Test Before Integration: Many model pages offer input boxes to test performance, providing a quick evaluation of the model’s suitability.

Implementing Models with Code

Once an appropriate model is selected, Hugging Face simplifies integration. Each model page includes a “Use this Model” button, providing sample code snippets that are compatible with libraries like `transformers`. Below is an example of implementing a zero-shot classification model:

from transformers import AutoModelForSequenceClassification, AutoTokenizer, pipeline

nli_model = AutoModelForSequenceClassification.from_pretrained("facebook/bart-large-mnli", model_max_length=512)
tokenizer = AutoTokenizer.from_pretrained("facebook/bart-large-mnli")
classifier = pipeline("zero-shot-classification", device="cpu", model=nli_model, tokenizer=tokenizer)

label_list = ['News', 'Science', 'Art']
all_results = []

for text in list_of_texts:
    prob = classifier(text, label_list, multi_label=True, use_fast=True)
    results_dict = {x: y for x, y in zip(prob["labels"], prob["scores"])}
    all_results.append(results_dict)

This code processes a list of texts, utilizing zero-shot classification to assign each text a probability of belonging to specified categories.

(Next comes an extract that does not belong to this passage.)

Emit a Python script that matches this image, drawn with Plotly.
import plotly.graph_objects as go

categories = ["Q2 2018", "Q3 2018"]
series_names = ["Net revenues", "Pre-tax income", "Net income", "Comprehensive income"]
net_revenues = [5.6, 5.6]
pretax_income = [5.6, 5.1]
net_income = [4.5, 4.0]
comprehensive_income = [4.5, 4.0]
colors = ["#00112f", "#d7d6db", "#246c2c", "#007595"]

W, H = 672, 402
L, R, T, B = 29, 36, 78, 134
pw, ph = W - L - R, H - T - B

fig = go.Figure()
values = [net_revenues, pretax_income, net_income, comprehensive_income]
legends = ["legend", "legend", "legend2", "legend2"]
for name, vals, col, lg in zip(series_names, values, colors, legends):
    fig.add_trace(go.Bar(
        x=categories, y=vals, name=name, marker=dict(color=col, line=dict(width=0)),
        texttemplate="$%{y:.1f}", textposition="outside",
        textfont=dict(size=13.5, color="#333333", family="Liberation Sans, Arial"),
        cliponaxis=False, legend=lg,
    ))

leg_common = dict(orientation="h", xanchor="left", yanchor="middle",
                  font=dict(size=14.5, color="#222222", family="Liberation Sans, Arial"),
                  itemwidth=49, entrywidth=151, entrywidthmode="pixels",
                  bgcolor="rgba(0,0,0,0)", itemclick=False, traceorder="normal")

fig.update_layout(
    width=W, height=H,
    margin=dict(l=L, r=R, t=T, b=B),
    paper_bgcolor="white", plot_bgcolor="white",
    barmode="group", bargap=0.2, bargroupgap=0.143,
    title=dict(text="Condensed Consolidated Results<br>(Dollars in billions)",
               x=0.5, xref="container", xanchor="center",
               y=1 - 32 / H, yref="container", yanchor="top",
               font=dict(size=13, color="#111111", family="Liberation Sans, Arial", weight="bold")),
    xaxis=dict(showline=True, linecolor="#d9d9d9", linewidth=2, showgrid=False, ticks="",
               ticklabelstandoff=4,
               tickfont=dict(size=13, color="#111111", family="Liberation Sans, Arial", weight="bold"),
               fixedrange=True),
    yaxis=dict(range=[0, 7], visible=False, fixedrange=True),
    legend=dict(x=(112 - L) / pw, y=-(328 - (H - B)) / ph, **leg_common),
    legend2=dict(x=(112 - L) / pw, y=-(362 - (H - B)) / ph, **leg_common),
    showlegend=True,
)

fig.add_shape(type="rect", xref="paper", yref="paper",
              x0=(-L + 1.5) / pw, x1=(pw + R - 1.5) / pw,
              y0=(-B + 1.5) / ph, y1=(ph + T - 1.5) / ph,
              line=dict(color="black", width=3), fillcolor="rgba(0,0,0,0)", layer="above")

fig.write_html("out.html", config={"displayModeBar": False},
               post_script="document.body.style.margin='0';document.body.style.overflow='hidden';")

Data Preparation for Model Inference

Proper data preparation is essential for effective model inference. Hugging Face’s dataset catalog is a valuable resource, although other sources like Kaggle provide well-documented datasets. Once data is prepared, it can be fed into the selected model. Loading the model and tokenizer enables classification with the `pipeline` function, requiring minimal coding effort.

Implementing Custom Classification

For those seeking more control over the process, an alternative to `pipeline` offers a function-based approach for individual classifications. This approach calculates probability scores per label, enabling more granular insights into classification results.

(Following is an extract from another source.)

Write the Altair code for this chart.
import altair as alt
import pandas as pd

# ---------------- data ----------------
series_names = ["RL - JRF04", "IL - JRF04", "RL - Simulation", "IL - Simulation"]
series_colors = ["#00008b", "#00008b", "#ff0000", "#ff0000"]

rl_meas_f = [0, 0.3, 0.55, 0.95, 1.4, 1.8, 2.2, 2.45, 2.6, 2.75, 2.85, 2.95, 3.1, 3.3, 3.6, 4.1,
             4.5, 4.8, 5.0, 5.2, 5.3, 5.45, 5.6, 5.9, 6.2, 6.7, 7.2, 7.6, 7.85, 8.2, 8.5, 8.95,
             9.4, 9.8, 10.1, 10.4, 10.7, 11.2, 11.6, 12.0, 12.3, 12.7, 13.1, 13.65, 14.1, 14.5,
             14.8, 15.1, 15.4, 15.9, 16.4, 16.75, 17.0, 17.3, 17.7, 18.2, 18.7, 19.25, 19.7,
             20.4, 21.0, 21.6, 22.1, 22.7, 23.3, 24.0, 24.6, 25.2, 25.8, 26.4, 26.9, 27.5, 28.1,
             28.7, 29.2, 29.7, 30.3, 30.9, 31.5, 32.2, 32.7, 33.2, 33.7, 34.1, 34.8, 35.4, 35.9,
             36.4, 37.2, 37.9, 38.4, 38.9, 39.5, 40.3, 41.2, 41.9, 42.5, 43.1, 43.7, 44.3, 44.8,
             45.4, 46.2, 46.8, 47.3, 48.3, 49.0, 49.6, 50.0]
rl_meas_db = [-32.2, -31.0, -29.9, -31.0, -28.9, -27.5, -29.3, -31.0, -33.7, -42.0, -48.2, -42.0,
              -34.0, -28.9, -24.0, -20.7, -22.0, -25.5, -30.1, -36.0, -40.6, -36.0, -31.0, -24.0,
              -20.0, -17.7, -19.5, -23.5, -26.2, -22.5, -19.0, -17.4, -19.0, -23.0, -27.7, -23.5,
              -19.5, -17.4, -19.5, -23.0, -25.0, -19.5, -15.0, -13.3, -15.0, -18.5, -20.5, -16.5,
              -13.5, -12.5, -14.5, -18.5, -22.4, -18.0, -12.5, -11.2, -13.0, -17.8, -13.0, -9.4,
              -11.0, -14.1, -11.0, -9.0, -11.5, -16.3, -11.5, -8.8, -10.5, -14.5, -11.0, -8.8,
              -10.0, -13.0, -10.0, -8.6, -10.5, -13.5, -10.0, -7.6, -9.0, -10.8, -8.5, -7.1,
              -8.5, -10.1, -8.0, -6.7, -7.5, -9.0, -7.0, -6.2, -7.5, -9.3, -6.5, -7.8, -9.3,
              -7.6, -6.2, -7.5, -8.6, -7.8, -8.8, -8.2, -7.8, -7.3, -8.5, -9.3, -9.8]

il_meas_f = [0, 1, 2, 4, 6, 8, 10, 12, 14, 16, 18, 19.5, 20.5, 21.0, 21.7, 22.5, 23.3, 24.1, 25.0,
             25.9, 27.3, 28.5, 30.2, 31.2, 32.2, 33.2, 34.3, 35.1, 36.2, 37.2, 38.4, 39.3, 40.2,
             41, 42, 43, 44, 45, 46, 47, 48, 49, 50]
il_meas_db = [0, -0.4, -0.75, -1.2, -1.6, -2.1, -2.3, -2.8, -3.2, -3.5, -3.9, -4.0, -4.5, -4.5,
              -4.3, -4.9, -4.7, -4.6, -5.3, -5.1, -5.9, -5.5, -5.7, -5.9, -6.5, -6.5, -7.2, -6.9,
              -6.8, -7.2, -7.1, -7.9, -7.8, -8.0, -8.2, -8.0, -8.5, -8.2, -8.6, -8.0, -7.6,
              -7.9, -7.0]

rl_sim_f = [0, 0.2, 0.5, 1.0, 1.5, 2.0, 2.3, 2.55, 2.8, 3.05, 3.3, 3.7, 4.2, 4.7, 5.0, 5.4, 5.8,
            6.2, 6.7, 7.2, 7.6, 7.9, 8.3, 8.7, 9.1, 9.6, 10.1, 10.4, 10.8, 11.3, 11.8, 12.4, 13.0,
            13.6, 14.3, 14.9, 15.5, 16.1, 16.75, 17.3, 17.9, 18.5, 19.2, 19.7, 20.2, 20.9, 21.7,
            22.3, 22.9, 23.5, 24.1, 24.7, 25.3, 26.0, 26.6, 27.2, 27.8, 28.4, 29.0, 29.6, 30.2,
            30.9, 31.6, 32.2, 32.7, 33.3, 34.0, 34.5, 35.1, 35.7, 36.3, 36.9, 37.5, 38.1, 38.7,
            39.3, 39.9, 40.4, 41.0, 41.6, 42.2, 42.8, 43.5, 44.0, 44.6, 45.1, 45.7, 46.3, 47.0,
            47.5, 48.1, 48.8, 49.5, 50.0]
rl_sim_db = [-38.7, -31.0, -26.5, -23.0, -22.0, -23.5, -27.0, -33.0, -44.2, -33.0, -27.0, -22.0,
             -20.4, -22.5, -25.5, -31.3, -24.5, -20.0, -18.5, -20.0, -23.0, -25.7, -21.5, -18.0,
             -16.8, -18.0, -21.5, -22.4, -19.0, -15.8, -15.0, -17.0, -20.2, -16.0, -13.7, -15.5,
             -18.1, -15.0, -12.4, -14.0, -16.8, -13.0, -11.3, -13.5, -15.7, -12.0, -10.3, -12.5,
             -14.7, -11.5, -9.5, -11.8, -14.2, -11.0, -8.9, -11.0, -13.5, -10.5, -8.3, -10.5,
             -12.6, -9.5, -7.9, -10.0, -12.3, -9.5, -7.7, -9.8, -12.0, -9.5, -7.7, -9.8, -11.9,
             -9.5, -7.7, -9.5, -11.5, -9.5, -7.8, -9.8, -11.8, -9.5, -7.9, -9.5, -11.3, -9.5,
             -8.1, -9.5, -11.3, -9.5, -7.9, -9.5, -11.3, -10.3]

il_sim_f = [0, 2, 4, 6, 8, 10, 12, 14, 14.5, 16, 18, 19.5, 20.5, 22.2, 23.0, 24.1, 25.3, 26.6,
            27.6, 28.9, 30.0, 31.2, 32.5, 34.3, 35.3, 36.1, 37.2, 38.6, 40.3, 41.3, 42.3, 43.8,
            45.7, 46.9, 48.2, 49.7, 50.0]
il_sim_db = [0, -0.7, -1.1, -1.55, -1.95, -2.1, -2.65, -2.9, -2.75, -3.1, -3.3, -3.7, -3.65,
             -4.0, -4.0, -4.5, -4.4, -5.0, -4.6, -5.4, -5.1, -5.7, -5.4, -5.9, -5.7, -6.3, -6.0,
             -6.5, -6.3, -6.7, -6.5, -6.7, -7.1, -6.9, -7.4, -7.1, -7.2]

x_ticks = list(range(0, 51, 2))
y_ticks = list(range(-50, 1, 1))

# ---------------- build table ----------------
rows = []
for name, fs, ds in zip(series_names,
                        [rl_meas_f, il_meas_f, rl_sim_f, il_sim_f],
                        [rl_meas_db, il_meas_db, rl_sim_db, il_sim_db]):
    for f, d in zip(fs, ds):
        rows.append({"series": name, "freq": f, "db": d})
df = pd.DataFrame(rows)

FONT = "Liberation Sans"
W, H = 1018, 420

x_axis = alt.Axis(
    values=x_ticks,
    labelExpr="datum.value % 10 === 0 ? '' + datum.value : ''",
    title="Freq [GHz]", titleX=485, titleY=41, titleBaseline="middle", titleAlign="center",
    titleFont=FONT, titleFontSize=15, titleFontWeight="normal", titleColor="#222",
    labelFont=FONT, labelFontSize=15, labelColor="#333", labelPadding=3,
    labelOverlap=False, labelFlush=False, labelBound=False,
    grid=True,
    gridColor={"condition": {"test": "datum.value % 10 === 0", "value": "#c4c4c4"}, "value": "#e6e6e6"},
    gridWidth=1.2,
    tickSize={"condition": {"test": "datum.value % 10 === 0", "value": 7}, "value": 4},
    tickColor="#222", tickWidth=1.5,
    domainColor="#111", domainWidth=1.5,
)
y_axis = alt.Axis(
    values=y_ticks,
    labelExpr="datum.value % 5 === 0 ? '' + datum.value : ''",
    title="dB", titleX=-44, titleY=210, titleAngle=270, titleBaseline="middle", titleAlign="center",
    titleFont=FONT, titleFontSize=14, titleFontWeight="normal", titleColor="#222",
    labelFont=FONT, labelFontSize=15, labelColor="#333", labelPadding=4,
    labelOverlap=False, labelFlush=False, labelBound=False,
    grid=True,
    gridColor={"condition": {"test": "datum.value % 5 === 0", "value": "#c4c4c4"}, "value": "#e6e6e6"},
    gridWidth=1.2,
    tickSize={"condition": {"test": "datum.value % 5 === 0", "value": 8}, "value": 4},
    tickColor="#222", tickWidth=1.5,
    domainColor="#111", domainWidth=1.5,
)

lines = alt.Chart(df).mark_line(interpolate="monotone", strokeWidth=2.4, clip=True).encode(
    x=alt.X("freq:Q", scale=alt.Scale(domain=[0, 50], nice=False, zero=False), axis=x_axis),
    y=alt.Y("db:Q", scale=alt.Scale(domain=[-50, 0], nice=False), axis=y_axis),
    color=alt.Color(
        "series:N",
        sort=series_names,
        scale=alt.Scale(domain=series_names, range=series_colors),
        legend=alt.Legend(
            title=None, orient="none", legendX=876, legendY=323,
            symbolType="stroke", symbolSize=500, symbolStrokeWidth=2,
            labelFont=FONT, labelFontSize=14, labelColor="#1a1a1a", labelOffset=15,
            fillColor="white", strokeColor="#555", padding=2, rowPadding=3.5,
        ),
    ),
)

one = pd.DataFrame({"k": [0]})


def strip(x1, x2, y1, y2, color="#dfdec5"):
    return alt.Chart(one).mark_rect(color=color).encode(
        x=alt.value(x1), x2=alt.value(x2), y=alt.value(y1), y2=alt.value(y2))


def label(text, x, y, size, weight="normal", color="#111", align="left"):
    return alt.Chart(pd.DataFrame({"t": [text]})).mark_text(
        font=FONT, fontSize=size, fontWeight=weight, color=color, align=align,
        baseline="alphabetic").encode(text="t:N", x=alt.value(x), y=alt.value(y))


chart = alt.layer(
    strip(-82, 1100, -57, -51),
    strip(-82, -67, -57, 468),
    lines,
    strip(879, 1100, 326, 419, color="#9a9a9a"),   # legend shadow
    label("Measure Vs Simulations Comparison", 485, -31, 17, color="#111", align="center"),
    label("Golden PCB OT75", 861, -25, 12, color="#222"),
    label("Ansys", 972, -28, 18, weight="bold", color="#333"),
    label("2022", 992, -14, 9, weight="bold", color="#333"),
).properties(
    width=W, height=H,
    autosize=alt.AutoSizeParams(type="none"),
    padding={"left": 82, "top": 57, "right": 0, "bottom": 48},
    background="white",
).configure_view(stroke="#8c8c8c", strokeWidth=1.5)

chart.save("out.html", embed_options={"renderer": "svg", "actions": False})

def run_zero_shot_classifier(text, label):
    hypothesis = f"This example is related to {label}."
    x = tokenizer.encode(text, hypothesis, return_tensors="pt", truncation_strategy="only_first")
    logits = nli_model(x.to("cpu"))[0]
    entail_contradiction_logits = logits[:, [0, 2]]
    probs = entail_contradiction_logits.softmax(dim=1)
    return probs[:, 1].item()

label_list = ['News', 'Science', 'Art']
all_results = []
for text in list_of_texts:
    for label in label_list:
        result = run_zero_shot_classifier(text, label)
        all_results.append(result)

Fine-tuning Considerations

For projects without labeled data, pre-trained models are highly effective as-is. However, if high-quality labeled data is available, fine-tuning can be a worthwhile step. Hugging Face’s documentation provides detailed guidance for those looking to fine-tune models for increased accuracy on specific tasks.

Managing Computational Requirements

Running these models can be resource-intensive, particularly on CPUs. For faster processing, using a GPU is recommended, although it can incur additional cloud costs. When computational resources are limited, consider running only essential parts on the GPU or employing parallelization to optimize processing efficiency.

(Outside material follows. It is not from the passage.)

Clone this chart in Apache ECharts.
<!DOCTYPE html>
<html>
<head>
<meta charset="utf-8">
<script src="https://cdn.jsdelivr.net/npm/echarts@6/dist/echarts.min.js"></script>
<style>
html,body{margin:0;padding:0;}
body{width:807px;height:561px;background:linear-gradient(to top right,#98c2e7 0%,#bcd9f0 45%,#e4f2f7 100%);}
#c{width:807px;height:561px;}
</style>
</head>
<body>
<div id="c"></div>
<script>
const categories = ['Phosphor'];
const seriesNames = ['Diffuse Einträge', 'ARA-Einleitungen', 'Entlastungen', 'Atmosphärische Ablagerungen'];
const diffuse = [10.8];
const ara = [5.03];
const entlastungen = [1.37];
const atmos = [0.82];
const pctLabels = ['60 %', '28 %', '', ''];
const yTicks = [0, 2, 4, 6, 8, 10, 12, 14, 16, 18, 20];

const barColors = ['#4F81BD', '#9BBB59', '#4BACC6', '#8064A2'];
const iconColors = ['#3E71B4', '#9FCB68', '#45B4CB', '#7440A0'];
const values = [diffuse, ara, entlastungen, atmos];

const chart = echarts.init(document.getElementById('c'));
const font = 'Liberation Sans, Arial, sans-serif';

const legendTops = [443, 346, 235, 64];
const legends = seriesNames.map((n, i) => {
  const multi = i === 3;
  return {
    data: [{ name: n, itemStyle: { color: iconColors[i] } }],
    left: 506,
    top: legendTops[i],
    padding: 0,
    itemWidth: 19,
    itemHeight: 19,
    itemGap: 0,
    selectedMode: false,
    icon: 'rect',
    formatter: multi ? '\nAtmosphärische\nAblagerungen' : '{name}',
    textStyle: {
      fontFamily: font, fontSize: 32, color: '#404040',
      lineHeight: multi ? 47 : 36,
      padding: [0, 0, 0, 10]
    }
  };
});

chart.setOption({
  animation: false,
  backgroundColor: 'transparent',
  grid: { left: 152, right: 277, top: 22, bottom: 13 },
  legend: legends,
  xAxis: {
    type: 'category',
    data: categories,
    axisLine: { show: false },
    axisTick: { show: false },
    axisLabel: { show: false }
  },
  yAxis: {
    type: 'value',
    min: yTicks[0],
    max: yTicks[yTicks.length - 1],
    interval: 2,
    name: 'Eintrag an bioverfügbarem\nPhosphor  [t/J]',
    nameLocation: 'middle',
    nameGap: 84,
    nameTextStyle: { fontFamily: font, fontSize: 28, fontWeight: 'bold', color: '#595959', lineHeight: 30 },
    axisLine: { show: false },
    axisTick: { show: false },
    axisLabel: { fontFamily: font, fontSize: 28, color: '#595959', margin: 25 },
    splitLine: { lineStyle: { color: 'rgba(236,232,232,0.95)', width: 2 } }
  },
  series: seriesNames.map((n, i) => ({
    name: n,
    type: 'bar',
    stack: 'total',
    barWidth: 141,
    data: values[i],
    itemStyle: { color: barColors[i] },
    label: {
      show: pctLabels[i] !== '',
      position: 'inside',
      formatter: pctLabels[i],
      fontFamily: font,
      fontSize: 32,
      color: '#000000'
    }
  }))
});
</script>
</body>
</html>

Evaluating Model Performance

After implementing the model, several strategies can ensure it’s performing optimally:

Validation and Testing: Testing with a wide range of examples ensures the model is consistent and reliable.

Production Monitoring: Tracking both inputs and outputs helps monitor the model’s real-time performance, ensuring it meets accuracy standards.

Using Ensemble Techniques: Blending predictions from neural models with simpler classification approaches can enhance reliability and accuracy.

Conclusion

Exploring Hugging Face’s catalog of models opens up significant opportunities for advanced text analysis. With careful model selection, strategic implementation, and thorough evaluation, businesses and developers can use Hugging Face models to classify unstructured text efficiently and accurately.